* begin Supplied information *

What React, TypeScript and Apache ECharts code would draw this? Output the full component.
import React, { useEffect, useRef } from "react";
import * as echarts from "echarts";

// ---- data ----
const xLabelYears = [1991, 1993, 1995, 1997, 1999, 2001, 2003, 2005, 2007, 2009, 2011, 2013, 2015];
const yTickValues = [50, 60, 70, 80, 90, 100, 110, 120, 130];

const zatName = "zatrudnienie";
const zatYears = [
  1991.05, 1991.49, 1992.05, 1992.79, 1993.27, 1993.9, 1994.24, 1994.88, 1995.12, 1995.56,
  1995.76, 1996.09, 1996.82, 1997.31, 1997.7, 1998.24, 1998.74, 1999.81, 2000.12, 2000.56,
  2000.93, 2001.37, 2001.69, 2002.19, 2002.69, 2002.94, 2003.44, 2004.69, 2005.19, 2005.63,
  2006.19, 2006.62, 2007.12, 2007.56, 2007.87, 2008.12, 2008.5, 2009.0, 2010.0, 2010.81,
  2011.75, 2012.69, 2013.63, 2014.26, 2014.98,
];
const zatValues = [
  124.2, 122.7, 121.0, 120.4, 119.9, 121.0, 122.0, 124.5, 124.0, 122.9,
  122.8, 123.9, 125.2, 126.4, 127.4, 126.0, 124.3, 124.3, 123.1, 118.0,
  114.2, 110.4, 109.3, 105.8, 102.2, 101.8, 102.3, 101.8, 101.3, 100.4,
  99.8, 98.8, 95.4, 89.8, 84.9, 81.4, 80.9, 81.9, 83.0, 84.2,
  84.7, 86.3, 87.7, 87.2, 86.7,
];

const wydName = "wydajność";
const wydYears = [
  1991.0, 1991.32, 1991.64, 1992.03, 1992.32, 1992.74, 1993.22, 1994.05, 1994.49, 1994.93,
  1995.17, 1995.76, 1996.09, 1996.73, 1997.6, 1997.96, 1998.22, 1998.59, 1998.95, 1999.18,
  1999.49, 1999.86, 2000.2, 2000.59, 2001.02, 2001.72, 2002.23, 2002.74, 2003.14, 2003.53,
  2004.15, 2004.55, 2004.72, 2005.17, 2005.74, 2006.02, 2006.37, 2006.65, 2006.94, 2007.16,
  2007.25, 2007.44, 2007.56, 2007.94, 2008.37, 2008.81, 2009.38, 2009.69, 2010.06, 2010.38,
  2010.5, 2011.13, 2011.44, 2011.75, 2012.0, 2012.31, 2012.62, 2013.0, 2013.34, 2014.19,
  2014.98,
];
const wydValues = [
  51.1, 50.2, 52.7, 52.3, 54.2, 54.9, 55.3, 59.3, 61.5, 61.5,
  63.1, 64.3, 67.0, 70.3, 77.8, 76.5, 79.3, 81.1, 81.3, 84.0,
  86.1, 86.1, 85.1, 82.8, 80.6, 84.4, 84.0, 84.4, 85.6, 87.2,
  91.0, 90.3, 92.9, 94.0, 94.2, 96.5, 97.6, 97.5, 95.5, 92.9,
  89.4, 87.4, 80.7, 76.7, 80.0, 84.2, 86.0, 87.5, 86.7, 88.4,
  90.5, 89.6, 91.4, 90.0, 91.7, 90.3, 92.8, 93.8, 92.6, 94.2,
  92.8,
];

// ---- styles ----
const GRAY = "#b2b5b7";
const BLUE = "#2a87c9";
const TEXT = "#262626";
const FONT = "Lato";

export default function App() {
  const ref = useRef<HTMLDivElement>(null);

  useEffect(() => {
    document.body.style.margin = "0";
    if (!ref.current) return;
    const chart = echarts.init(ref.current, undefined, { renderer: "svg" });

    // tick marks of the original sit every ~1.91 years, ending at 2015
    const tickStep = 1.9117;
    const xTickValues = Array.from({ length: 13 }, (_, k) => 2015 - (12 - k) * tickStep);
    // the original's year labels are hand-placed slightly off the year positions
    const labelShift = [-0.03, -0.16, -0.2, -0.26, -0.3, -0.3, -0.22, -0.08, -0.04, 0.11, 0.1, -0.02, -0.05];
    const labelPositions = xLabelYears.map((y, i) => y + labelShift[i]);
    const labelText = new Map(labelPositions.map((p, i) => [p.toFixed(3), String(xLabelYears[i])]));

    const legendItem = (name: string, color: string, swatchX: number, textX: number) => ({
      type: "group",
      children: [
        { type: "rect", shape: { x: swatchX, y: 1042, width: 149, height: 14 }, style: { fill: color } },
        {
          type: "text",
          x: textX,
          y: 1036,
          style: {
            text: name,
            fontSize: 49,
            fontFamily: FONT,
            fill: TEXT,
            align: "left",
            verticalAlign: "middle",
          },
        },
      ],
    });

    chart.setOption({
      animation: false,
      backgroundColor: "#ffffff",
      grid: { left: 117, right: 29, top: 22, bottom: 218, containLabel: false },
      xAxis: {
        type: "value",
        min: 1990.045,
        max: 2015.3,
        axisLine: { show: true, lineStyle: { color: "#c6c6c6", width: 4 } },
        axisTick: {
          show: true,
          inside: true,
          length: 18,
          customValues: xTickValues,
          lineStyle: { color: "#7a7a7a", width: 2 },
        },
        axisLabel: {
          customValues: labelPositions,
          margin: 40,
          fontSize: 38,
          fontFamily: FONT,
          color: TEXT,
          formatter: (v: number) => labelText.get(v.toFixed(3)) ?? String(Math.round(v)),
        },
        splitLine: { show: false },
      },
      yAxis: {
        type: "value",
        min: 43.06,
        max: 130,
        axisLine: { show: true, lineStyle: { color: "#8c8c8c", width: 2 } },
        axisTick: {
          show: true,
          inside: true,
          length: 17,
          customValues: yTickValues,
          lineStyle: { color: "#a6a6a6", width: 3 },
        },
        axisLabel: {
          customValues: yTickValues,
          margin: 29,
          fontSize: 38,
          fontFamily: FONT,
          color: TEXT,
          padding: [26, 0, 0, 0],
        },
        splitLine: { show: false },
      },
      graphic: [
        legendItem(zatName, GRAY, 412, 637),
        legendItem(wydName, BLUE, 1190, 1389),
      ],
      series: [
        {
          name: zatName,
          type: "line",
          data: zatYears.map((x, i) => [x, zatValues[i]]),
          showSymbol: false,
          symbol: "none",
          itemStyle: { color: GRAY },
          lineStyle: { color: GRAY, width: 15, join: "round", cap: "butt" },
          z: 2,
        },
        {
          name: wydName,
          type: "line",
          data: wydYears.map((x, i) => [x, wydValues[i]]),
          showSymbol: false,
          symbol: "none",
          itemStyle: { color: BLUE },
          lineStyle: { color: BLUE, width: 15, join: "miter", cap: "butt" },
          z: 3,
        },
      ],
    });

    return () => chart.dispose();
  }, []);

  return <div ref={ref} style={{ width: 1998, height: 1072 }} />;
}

* end Supplied information *

▸ Work required
Extract the complete listing verbatim.

▸ Written response
What React, TypeScript and Apache ECharts code would draw this? Output the full component.
import React, { useEffect, useRef } from "react";
import * as echarts from "echarts";

// ---- data ----
const xLabelYears = [1991, 1993, 1995, 1997, 1999, 2001, 2003, 2005, 2007, 2009, 2011, 2013, 2015];
const yTickValues = [50, 60, 70, 80, 90, 100, 110, 120, 130];

const zatName = "zatrudnienie";
const zatYears = [
  1991.05, 1991.49, 1992.05, 1992.79, 1993.27, 1993.9, 1994.24, 1994.88, 1995.12, 1995.56,
  1995.76, 1996.09, 1996.82, 1997.31, 1997.7, 1998.24, 1998.74, 1999.81, 2000.12, 2000.56,
  2000.93, 2001.37, 2001.69, 2002.19, 2002.69, 2002.94, 2003.44, 2004.69, 2005.19, 2005.63,
  2006.19, 2006.62, 2007.12, 2007.56, 2007.87, 2008.12, 2008.5, 2009.0, 2010.0, 2010.81,
  2011.75, 2012.69, 2013.63, 2014.26, 2014.98,
];
const zatValues = [
  124.2, 122.7, 121.0, 120.4, 119.9, 121.0, 122.0, 124.5, 124.0, 122.9,
  122.8, 123.9, 125.2, 126.4, 127.4, 126.0, 124.3, 124.3, 123.1, 118.0,
  114.2, 110.4, 109.3, 105.8, 102.2, 101.8, 102.3, 101.8, 101.3, 100.4,
  99.8, 98.8, 95.4, 89.8, 84.9, 81.4, 80.9, 81.9, 83.0, 84.2,
  84.7, 86.3, 87.7, 87.2, 86.7,
];

const wydName = "wydajność";
const wydYears = [
  1991.0, 1991.32, 1991.64, 1992.03, 1992.32, 1992.74, 1993.22, 1994.05, 1994.49, 1994.93,
  1995.17, 1995.76, 1996.09, 1996.73, 1997.6, 1997.96, 1998.22, 1998.59, 1998.95, 1999.18,
  1999.49, 1999.86, 2000.2, 2000.59, 2001.02, 2001.72, 2002.23, 2002.74, 2003.14, 2003.53,
  2004.15, 2004.55, 2004.72, 2005.17, 2005.74, 2006.02, 2006.37, 2006.65, 2006.94, 2007.16,
  2007.25, 2007.44, 2007.56, 2007.94, 2008.37, 2008.81, 2009.38, 2009.69, 2010.06, 2010.38,
  2010.5, 2011.13, 2011.44, 2011.75, 2012.0, 2012.31, 2012.62, 2013.0, 2013.34, 2014.19,
  2014.98,
];
const wydValues = [
  51.1, 50.2, 52.7, 52.3, 54.2, 54.9, 55.3, 59.3, 61.5, 61.5,
  63.1, 64.3, 67.0, 70.3, 77.8, 76.5, 79.3, 81.1, 81.3, 84.0,
  86.1, 86.1, 85.1, 82.8, 80.6, 84.4, 84.0, 84.4, 85.6, 87.2,
  91.0, 90.3, 92.9, 94.0, 94.2, 96.5, 97.6, 97.5, 95.5, 92.9,
  89.4, 87.4, 80.7, 76.7, 80.0, 84.2, 86.0, 87.5, 86.7, 88.4,
  90.5, 89.6, 91.4, 90.0, 91.7, 90.3, 92.8, 93.8, 92.6, 94.2,
  92.8,
];

// ---- styles ----
const GRAY = "#b2b5b7";
const BLUE = "#2a87c9";
const TEXT = "#262626";
const FONT = "Lato";

export default function App() {
  const ref = useRef<HTMLDivElement>(null);

  useEffect(() => {
    document.body.style.margin = "0";
    if (!ref.current) return;
    const chart = echarts.init(ref.current, undefined, { renderer: "svg" });

    // tick marks of the original sit every ~1.91 years, ending at 2015
    const tickStep = 1.9117;
    const xTickValues = Array.from({ length: 13 }, (_, k) => 2015 - (12 - k) * tickStep);
    // the original's year labels are hand-placed slightly off the year positions
    const labelShift = [-0.03, -0.16, -0.2, -0.26, -0.3, -0.3, -0.22, -0.08, -0.04, 0.11, 0.1, -0.02, -0.05];
    const labelPositions = xLabelYears.map((y, i) => y + labelShift[i]);
    const labelText = new Map(labelPositions.map((p, i) => [p.toFixed(3), String(xLabelYears[i])]));

    const legendItem = (name: string, color: string, swatchX: number, textX: number) => ({
      type: "group",
      children: [
        { type: "rect", shape: { x: swatchX, y: 1042, width: 149, height: 14 }, style: { fill: color } },
        {
          type: "text",
          x: textX,
          y: 1036,
          style: {
            text: name,
            fontSize: 49,
            fontFamily: FONT,
            fill: TEXT,
            align: "left",
            verticalAlign: "middle",
          },
        },
      ],
    });

    chart.setOption({
      animation: false,
      backgroundColor: "#ffffff",
      grid: { left: 117, right: 29, top: 22, bottom: 218, containLabel: false },
      xAxis: {
        type: "value",
        min: 1990.045,
        max: 2015.3,
        axisLine: { show: true, lineStyle: { color: "#c6c6c6", width: 4 } },
        axisTick: {
          show: true,
          inside: true,
          length: 18,
          customValues: xTickValues,
          lineStyle: { color: "#7a7a7a", width: 2 },
        },
        axisLabel: {
          customValues: labelPositions,
          margin: 40,
          fontSize: 38,
          fontFamily: FONT,
          color: TEXT,
          formatter: (v: number) => labelText.get(v.toFixed(3)) ?? String(Math.round(v)),
        },
        splitLine: { show: false },
      },
      yAxis: {
        type: "value",
        min: 43.06,
        max: 130,
        axisLine: { show: true, lineStyle: { color: "#8c8c8c", width: 2 } },
        axisTick: {
          show: true,
          inside: true,
          length: 17,
          customValues: yTickValues,
          lineStyle: { color: "#a6a6a6", width: 3 },
        },
        axisLabel: {
          customValues: yTickValues,
          margin: 29,
          fontSize: 38,
          fontFamily: FONT,
          color: TEXT,
          padding: [26, 0, 0, 0],
        },
        splitLine: { show: false },
      },
      graphic: [
        legendItem(zatName, GRAY, 412, 637),
        legendItem(wydName, BLUE, 1190, 1389),
      ],
      series: [
        {
          name: zatName,
          type: "line",
          data: zatYears.map((x, i) => [x, zatValues[i]]),
          showSymbol: false,
          symbol: "none",
          itemStyle: { color: GRAY },
          lineStyle: { color: GRAY, width: 15, join: "round", cap: "butt" },
          z: 2,
        },
        {
          name: wydName,
          type: "line",
          data: wydYears.map((x, i) => [x, wydValues[i]]),
          showSymbol: false,
          symbol: "none",
          itemStyle: { color: BLUE },
          lineStyle: { color: BLUE, width: 15, join: "miter", cap: "butt" },
          z: 3,
        },
      ],
    });

    return () => chart.dispose();
  }, []);

  return <div ref={ref} style={{ width: 1998, height: 1072 }} />;
}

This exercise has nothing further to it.